Once upon a time, on the nights when my wife had trouble sleeping, she would close her eyes, lie on her back, and say, “teach me how to sleep.” In my best lulling voice, I would give her these basic instructions:
“Close your eyes, and let go. Everything that could be done today has already been done. Anything that needs to be thought about can be thought about tomorrow. Now it’s time to allow your body to stop moving. It’s time to let your muscles go. Let yourself sink into the bed. Let your muscles spread out, and let the bed take your weight. Allow your breathing to become just a little bit slower and just a little bit deeper. That’s right. If thoughts come, let them drift away like clouds. Don’t pay them any attention; just let them disperse and recede. Let your breathing slow down a little bit further and deepen a little bit more. Keep releasing it into the bed. Let go.”
Sleeping is a Skill
Not everyone knows how to sleep. You might assume sleeping is just a natural capacity that everyone possesses, but like most natural capacities, it’s one that some people have well-developed and some have not-so-well-developed. If the capacity to fall asleep is only weakly developed in you, it can be strengthened, and one way to strengthen it is to receive nightly instructions, ideally delivered in a tone of voice that mirrors the quality of consciousness needed to drift from waking into dreaming and then into a deep sleep. After enough repetitions, and enough opportunity to practice, the ability grows stronger and becomes internalized. The voice delivering the instructions speaks inside your own mind. Eventually, it may cease to be a voice at all and become integrated into a somatic routine of releasing muscles, deepening breath, and allowing thoughts to pass like clouds.

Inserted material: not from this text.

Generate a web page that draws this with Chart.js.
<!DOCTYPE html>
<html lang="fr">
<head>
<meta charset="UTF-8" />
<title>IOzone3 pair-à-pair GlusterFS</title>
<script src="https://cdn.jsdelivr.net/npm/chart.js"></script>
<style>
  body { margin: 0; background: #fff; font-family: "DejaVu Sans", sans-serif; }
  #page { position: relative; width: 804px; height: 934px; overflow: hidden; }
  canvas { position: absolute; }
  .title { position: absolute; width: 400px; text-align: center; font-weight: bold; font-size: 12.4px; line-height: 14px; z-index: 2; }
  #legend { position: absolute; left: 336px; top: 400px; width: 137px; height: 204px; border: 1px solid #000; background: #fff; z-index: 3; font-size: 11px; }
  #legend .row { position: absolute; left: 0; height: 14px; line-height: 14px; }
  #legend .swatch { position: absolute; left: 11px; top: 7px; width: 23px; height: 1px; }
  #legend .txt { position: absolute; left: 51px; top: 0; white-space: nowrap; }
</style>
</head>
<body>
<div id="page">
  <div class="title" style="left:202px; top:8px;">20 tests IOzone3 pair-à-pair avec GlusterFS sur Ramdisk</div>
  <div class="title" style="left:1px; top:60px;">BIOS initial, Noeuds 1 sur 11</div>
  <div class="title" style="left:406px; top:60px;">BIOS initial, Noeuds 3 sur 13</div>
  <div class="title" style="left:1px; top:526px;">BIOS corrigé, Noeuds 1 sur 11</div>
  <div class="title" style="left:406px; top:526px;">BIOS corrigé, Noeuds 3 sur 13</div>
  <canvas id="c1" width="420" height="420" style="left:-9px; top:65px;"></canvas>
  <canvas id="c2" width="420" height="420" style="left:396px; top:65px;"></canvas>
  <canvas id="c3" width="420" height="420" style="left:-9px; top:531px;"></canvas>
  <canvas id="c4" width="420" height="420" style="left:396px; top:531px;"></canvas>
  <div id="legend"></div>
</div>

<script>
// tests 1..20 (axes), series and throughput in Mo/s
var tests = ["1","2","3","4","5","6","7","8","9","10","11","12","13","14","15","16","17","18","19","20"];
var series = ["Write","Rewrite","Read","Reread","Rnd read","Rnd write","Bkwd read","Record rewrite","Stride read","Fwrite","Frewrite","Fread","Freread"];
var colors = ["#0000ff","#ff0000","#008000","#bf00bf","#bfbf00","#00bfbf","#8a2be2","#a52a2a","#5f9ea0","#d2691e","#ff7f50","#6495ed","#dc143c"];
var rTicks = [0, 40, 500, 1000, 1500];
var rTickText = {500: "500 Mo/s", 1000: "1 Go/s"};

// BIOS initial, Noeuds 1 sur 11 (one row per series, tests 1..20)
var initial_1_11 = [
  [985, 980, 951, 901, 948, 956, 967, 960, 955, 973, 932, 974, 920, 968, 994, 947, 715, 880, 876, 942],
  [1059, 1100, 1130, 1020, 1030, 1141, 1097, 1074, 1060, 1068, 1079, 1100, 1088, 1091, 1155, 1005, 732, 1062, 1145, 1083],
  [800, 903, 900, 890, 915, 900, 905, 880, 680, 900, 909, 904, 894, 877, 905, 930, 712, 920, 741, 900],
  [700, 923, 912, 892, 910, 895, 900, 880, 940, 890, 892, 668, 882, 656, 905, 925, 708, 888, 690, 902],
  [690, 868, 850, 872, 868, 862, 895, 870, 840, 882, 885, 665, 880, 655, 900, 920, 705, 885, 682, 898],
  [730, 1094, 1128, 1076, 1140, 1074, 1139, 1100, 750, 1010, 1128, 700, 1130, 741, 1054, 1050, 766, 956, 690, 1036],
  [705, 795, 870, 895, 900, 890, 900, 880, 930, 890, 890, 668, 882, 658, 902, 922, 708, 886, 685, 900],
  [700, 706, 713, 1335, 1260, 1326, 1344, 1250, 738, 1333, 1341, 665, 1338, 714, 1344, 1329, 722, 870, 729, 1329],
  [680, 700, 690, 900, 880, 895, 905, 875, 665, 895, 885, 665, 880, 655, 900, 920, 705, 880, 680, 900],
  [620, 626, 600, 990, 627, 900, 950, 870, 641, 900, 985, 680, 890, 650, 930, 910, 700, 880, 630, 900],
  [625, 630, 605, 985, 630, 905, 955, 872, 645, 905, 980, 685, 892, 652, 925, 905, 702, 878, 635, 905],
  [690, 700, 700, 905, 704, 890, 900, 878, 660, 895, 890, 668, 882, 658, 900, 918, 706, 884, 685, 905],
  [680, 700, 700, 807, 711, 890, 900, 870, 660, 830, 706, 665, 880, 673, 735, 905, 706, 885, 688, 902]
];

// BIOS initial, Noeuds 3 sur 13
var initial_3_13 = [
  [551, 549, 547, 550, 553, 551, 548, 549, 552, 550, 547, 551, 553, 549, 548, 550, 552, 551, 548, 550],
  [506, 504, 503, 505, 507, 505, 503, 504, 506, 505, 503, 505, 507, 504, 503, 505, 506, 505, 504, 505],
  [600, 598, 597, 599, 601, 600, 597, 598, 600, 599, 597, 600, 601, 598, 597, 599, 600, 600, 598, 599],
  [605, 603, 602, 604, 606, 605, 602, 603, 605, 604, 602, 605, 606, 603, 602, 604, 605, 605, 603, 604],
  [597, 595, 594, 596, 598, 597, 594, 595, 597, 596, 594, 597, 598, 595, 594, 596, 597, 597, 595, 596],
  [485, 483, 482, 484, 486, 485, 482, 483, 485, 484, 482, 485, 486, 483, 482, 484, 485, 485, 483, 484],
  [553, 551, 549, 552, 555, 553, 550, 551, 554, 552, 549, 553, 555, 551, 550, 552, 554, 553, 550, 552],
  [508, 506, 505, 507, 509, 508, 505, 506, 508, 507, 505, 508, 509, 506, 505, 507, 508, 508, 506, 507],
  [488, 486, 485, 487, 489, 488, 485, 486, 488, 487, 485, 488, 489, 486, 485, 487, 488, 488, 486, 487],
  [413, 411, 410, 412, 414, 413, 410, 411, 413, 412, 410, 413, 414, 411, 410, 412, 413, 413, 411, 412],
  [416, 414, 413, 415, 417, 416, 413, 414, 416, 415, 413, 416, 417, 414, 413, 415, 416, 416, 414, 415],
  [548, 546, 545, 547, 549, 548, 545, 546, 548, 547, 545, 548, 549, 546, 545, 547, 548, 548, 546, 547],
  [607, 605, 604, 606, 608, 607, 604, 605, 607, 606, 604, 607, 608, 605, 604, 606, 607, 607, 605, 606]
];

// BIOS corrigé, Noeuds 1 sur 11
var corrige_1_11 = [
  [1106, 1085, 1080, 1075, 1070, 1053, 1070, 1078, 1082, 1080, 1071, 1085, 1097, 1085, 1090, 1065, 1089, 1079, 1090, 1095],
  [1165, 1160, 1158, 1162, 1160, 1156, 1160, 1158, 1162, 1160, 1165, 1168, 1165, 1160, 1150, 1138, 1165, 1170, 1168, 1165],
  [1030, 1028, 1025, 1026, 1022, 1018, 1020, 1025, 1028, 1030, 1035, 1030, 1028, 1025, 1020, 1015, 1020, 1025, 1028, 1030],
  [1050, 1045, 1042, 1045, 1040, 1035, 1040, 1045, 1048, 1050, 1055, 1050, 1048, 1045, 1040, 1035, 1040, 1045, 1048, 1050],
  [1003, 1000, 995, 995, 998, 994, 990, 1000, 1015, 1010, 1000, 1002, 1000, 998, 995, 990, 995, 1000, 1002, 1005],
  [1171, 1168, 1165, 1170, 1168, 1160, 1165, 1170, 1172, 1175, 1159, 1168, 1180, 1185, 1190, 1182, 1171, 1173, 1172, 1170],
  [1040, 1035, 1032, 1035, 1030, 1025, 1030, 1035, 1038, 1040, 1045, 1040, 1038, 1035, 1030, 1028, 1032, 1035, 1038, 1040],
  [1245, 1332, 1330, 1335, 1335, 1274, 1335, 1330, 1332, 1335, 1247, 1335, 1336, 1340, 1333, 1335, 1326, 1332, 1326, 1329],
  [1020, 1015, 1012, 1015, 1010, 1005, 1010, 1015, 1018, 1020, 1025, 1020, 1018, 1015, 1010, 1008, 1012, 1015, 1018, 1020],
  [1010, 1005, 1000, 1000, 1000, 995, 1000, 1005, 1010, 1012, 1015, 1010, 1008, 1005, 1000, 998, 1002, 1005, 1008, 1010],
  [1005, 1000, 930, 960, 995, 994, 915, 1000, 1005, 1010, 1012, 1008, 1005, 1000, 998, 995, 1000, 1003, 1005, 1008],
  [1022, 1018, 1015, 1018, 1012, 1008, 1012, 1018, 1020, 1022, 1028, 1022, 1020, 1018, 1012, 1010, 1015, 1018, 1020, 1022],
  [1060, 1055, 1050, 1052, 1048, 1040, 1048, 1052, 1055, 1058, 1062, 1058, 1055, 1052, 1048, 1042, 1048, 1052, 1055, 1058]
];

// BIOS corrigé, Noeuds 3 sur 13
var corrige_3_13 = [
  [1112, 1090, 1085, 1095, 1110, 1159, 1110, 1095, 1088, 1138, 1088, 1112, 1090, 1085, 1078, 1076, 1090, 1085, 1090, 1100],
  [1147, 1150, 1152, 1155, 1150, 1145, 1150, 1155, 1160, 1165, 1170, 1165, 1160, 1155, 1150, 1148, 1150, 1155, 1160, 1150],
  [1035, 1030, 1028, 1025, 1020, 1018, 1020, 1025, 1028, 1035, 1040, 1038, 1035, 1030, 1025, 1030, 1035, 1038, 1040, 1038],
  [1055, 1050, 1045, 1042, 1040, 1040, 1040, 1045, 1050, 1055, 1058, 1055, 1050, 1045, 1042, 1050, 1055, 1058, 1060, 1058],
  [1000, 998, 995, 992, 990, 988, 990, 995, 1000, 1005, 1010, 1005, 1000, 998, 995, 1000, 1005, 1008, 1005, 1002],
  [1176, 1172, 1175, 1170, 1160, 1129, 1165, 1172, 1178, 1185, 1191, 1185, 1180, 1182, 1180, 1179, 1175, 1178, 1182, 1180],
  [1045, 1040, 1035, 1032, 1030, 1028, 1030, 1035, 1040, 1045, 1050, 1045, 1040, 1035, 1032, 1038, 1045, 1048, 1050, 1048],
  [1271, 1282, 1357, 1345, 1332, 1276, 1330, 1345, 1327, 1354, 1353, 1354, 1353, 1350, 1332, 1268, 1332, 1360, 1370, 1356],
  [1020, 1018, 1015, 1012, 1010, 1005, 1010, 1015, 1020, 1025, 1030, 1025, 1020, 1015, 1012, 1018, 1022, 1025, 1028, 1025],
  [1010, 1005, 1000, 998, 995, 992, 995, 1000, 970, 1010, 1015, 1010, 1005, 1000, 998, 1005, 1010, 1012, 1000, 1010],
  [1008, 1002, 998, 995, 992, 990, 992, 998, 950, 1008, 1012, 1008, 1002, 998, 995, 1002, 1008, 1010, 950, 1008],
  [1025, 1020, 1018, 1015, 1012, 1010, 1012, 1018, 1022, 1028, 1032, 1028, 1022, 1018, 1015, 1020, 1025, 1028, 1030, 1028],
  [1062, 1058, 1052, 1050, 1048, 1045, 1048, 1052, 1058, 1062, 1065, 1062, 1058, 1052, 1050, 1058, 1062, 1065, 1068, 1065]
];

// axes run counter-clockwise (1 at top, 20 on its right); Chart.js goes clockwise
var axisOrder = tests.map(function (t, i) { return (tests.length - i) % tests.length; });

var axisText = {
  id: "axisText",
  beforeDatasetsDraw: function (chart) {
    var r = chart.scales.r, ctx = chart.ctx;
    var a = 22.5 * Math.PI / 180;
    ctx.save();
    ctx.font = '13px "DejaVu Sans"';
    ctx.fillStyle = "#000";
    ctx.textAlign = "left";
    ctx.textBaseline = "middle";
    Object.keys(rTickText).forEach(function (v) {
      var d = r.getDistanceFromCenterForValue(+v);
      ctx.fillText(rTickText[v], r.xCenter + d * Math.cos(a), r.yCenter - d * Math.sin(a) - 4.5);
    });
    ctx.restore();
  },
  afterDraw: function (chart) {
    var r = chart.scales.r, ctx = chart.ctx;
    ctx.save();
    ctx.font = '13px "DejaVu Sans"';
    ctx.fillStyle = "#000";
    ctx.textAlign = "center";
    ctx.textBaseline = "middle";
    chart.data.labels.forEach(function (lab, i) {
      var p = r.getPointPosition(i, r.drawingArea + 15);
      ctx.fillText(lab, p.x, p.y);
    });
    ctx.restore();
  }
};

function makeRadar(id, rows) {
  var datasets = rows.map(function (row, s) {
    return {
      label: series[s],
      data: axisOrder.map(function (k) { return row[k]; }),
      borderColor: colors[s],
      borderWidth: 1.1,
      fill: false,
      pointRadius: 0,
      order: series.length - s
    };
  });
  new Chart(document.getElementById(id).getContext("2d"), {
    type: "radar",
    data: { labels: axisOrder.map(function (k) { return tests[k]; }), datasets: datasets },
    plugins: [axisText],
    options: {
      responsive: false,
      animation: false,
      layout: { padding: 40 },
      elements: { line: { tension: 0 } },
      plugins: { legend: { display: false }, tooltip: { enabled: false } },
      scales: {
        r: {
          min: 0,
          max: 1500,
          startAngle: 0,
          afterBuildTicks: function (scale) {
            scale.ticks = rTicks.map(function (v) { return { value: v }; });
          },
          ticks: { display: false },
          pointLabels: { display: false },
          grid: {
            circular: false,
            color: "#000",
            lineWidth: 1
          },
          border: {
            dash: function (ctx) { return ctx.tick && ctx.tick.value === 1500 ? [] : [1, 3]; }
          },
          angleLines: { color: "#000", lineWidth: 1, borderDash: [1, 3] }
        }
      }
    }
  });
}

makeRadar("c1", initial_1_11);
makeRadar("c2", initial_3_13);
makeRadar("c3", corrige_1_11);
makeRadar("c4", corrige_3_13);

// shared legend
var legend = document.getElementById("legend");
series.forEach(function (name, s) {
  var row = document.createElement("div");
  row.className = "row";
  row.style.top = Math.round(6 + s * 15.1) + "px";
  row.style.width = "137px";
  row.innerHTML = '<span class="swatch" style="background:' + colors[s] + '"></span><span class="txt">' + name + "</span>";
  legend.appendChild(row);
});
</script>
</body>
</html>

Some people know how to sleep, but under stress seem to forget. Thoughts become so persistent that the somatic routine of breathing and letting go is overridden by mental activity. If you find yourself in this situation, there are several things you can do to diffuse the thoughts, to drain them of their power, or to make them subservient to other, stronger processes within. Here are three approaches to the problem of insomnia fueled by mental activity.
Telling the Truth
More often than not, the thoughts that plague people when trying to sleep are about things that you haven’t said to someone you wish you could say them to. On the surface, your thoughts may not appear to be about things you haven’t said to someone but look deeper to make sure. As Brad Blanton, author of Radical Honesty, says, “lying is the source of all stress.” Who are the characters that appear in your ruminations? Do you have unfinished business with any of them? Is there something you’re afraid someone will find out? Are there things you feel bad about having done or failed to do in one of your relationships? Is there a relational dynamic in which you feel disempowered, not free to use your voice or say what you really think? Have you been pretending to be something you’re not? If you’ve answered yes to any of these questions, you’ve probably got some interpersonal work to do. You can practice by imagining the other person there and saying (out loud, not just in your head) everything you wish you could say. Even better, have someone you trust stand-in for the person in question and sit across from you. Speak to that person as if they were the person you have unfinished business with. You may need to reveal something you’ve been hiding, apologize for something you feel guilty about, express your real opinion, make a request, tell them how you feel, tell the truth about your fears or your limitations.